# Was bedeutet:"Ab Lager verfügbar?"



## Deleted 77507 (17. Mai 2016)

Hallo liebe Biker,
Habe gestern ein Exceed "Ab Lager verfügbar" bestellt. Etwas irritiert hat mich heute die Auftragsbestätigung mit dem geplanten Versanddatum 30.5.16 - 3.6.16.

Ich dachte, dass Bike wird innerhalb 5 Werktagen versendet (steht zumindest auf der HP).

Kurzerhand angerufen, die Dame erklärte mir dann, dass alle Teile da wären und dass das Bike demnächst zusammengebaut und probegefahren wird und das dauert eben so lange.... ! Kann man verstehen, muss man aber nicht.
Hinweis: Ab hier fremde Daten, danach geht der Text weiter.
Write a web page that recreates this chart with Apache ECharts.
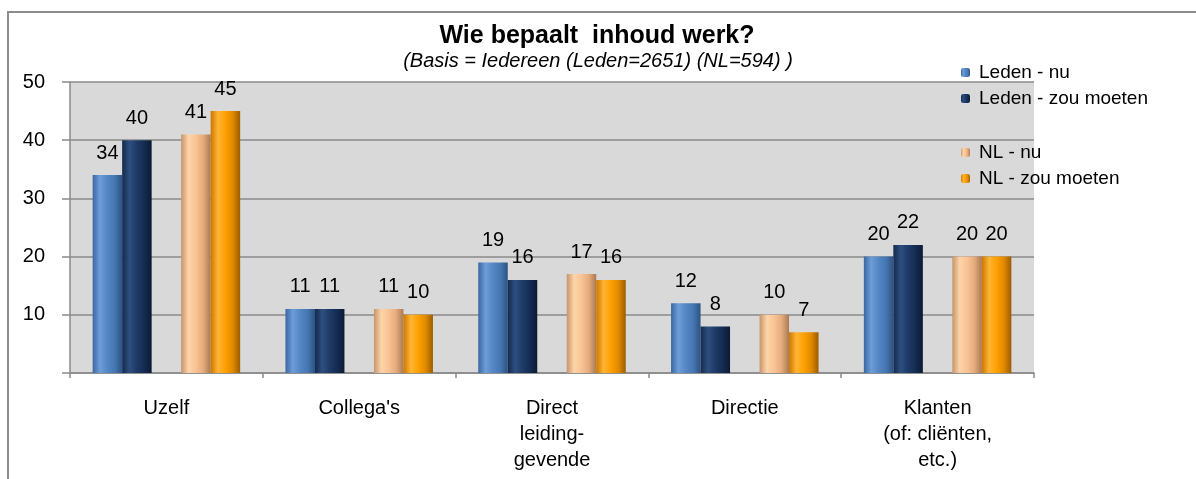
<!DOCTYPE html>
<html>
<head>
<meta charset="utf-8">
<script src="https://cdn.jsdelivr.net/npm/echarts@6/dist/echarts.min.js"></script>
<style>
  html, body { margin: 0; padding: 0; background: #fff; }
  #chart { width: 1196px; height: 479px; }
</style>
</head>
<body>
<div id="chart"></div>
<script>
// categorieen (x-as)
const categories = ['Uzelf', "Collega's", 'Direct\nleiding-\ngevende', 'Directie', 'Klanten\n(of: cliënten,\netc.)'];

// waarden per reeks
const ledenNu = [34, 11, 19, 12, 20];
const ledenZou = [40, 11, 16, 8, 22];
const nlNu = [41, 11, 17, 10, 20];
const nlZou = [45, 10, 16, 7, 20];

const seriesNames = ['Leden - nu', 'Leden - zou moeten', 'NL - nu', 'NL - zou moeten'];
const yTicks = [0, 10, 20, 30, 40, 50];

const FONT = '"Liberation Sans", Arial, sans-serif';

// horizontale gradient om het 3D effect van de balken na te doen
const bevel = (stops) => new echarts.graphic.LinearGradient(0, 0, 1, 0,
    stops.map((c, i) => ({ offset: i / (stops.length - 1), color: c })));

const colors = [
    bevel(['#3a67a0', '#6e9dd8', '#5386c4', '#4677b3', '#2c5282']),
    bevel(['#132a4d', '#2d4f80', '#1e3a66', '#142c52', '#0b1a33']),
    bevel(['#c6946a', '#fdd4aa', '#f9c394', '#e5ab7d', '#a97a52']),
    bevel(['#cc7700', '#ffb434', '#ffa000', '#e08a00', '#9c5c00']),
];

const barLabel = {
    show: true,
    position: 'top',
    distance: 12,
    color: '#000',
    fontSize: 20,
    fontFamily: FONT,
};

const makeBar = (name, data, color) => ({
    name,
    type: 'bar',
    data,
    barWidth: 29.5,
    barGap: '0%',
    itemStyle: { color },
    label: barLabel,
});

const legendText = { fontSize: 19, color: '#000', fontFamily: FONT, padding: [0, 0, 0, 4] };

const chart = echarts.init(document.getElementById('chart'));

const option = {
    animation: false,
    textStyle: { fontFamily: FONT },
    title: [
        {
            text: 'Wie bepaalt  inhoud werk?',
            left: 592, top: 19, textAlign: 'center',
            textStyle: { fontSize: 25, fontWeight: 'bold', color: '#000', fontFamily: FONT },
        },
        {
            text: '(Basis = Iedereen (Leden=2651) (NL=594) )',
            left: 593, top: 46, textAlign: 'center',
            textStyle: { fontSize: 20, fontStyle: 'italic', fontWeight: 'normal', color: '#000', fontFamily: FONT },
        },
    ],
    legend: [
        {
            data: seriesNames.slice(0, 2),
            orient: 'vertical',
            left: 956, top: 58,
            itemWidth: 9, itemHeight: 9, itemGap: 7,
            textStyle: legendText,
        },
        {
            data: seriesNames.slice(2),
            orient: 'vertical',
            left: 956, top: 138,
            itemWidth: 9, itemHeight: 9, itemGap: 7,
            textStyle: legendText,
        },
    ],
    grid: {
        left: 70, right: 162, top: 82, bottom: 106,
        show: true,
        backgroundColor: '#d9d9d9',
        borderWidth: 0,
    },
    xAxis: {
        type: 'category',
        data: categories,
        axisLine: { lineStyle: { color: '#8a8a8a', width: 1.5 } },
        axisTick: { show: true, length: 5, lineStyle: { color: '#8a8a8a', width: 1.5 } },
        axisLabel: {
            color: '#000', fontSize: 20, fontFamily: FONT,
            margin: 22, lineHeight: 26, interval: 0,
        },
    },
    yAxis: {
        type: 'value',
        min: yTicks[0],
        max: yTicks[yTicks.length - 1],
        interval: 10,
        axisLine: { show: true, lineStyle: { color: '#8a8a8a', width: 1.5 } },
        axisTick: { show: true, length: 8, lineStyle: { color: '#8a8a8a', width: 1.5 } },
        axisLabel: {
            color: '#000', fontSize: 20, fontFamily: FONT, margin: 25,
            formatter: (v) => (v === 0 ? '' : String(v)),
        },
        splitLine: { lineStyle: { color: '#8a8a8a', width: 1.5 } },
    },
    graphic: [
        {
            type: 'polyline',
            shape: { points: [[8, 479], [8, 12], [1196, 12]] },
            style: { stroke: '#8c8c8c', lineWidth: 2, fill: null },
            silent: true,
        },
    ],
    series: [
        makeBar(seriesNames[0], ledenNu, colors[0]),
        makeBar(seriesNames[1], ledenZou, colors[1]),
        // lege reeks voor de ruimte tussen Leden en NL
        { name: 'spacer', type: 'bar', data: [], barWidth: 29.5, barGap: '0%' },
        makeBar(seriesNames[2], nlNu, colors[2]),
        makeBar(seriesNames[3], nlZou, colors[3]),
    ],
};

chart.setOption(option);
</script>
</body>
</html>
@all wie sind eure Erfahrungen mit "Ab Lager verfügbar"?

@Canyon_Support, ich habe nach dem Telefonat kurzerhand bei einem Wettbewerber ein "sofort verfügbares" Bike bestellt. 
Ich behalte jenes, welches zuerst bei mir ankommt.
Also gebt Gas  (ich Wette jedoch, dass ihr....)


----------



## Bjoern3003 (18. Mai 2016)

Ab Lager verfügbar heißt momentan ca. 1-2 Wochen. So wurde es mir kürzlichst von einem MA mitgeteilt. Alle Teile für dein Rad sind auf Lager, die Montage ist aber auch ein wenig Rückständig aktuell. Die Dame am Telefon hat dir also keinen Stuss erzählt.


----------



## MTB-News.de




----------



## eminem7905 (18. Mai 2016)

das angemietete lager im fernen osten


----------



## Canyon_Support (18. Mai 2016)

Hallo @Loosi

'ab Lager verfügbar' bedeutet, dass das Rad bereits produziert wurde und in unserem Lager iim BikeGuard steht. Wenn ein Kunde nun dieses Bike kauft, holen wir das Rad aus dem Lager, bauen es zur Kontrolle nochmal auf, verpacken es wieder wenn alles i.O. ist und übergeben es dem Versand. Das geschieht zur Qualitätssicherung. Das kann das Versanddatum natürlich ein wenig nach hinten drücken.

Viele Grüße
Georg


----------



## Deleted 77507 (18. Mai 2016)

Vielen Dank für die Antworten...

@Canyon_Support  Georg, wenn Ihr Bedarf an Unternehmensberatung / Qualitätsmanagement habt, könnt ihr mich gerne beauftragen.
Kannst Du gerne an Hr. Arnold weitergeben. Mein Tagessatz könnt Ihr per PN anfragen. 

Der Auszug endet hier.